Once all votes have been counted, each constituency returns a winner in the traditional style of First Past The Post. If a candidate was standing in a constituency as well as on a party list (i.e., a party leader), their name is taken off the list, and everyone below them moves up a place. The additional members are then allocated with the aim of aligning the number of seats won by each party to their share of the vote. Some systems do this purely on the basis of the party vote, others include the constituency vote.
The Additional Members System is used for elections to the Scottish Parliament, the Welsh Assembly, Germany’s Bundestag, New Zealand’s House of Representatives, and Italy’s Senate and Chamber of Deputies.
Party-List (strictly proportional)
Party-list systems may be either ‘open’ or ‘closed’. Each party provides a list of candidates. Following the open system, voters put a cross by the name of a candidate; following the closed system they put a cross by the name of a party.

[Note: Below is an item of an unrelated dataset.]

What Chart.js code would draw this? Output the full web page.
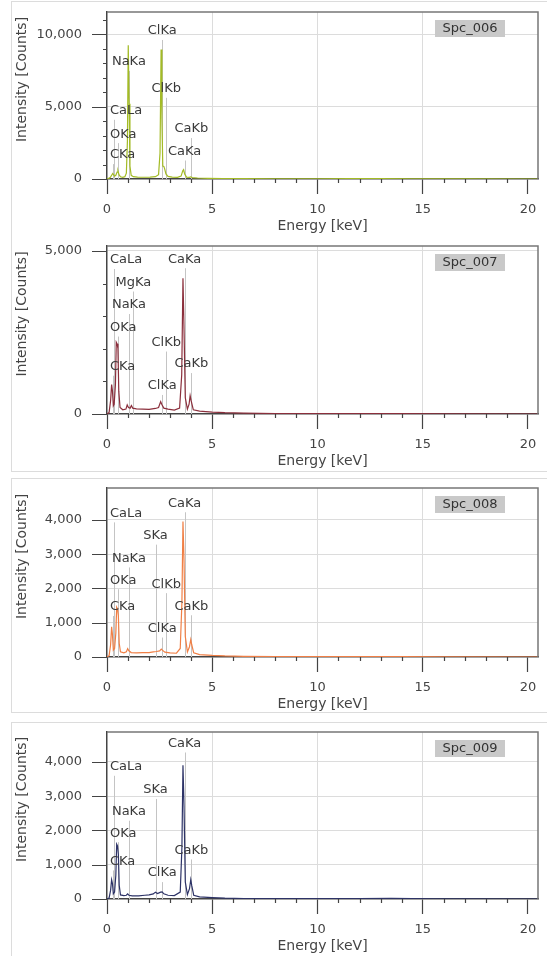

Voters have only one vote and seats are allocated in proportion to the number of votes received.
Party-list proportional representation is used to elect candidates in multi-member districts, or sometimes an entire country. The exact system varies considerably across the globe, depending on the size of districts, thresholds for securing seats, and the manner in which the seats are allocated.
A number of statistical techniques are used to translate votes into seat allocation. The most common are the d’Hondt method and the Sainte-Lague method, whereby the number of votes for each party is divided by a series of divisors.
Party Lists used, in varying forms, for elections in Israel, Brazil and South Africa.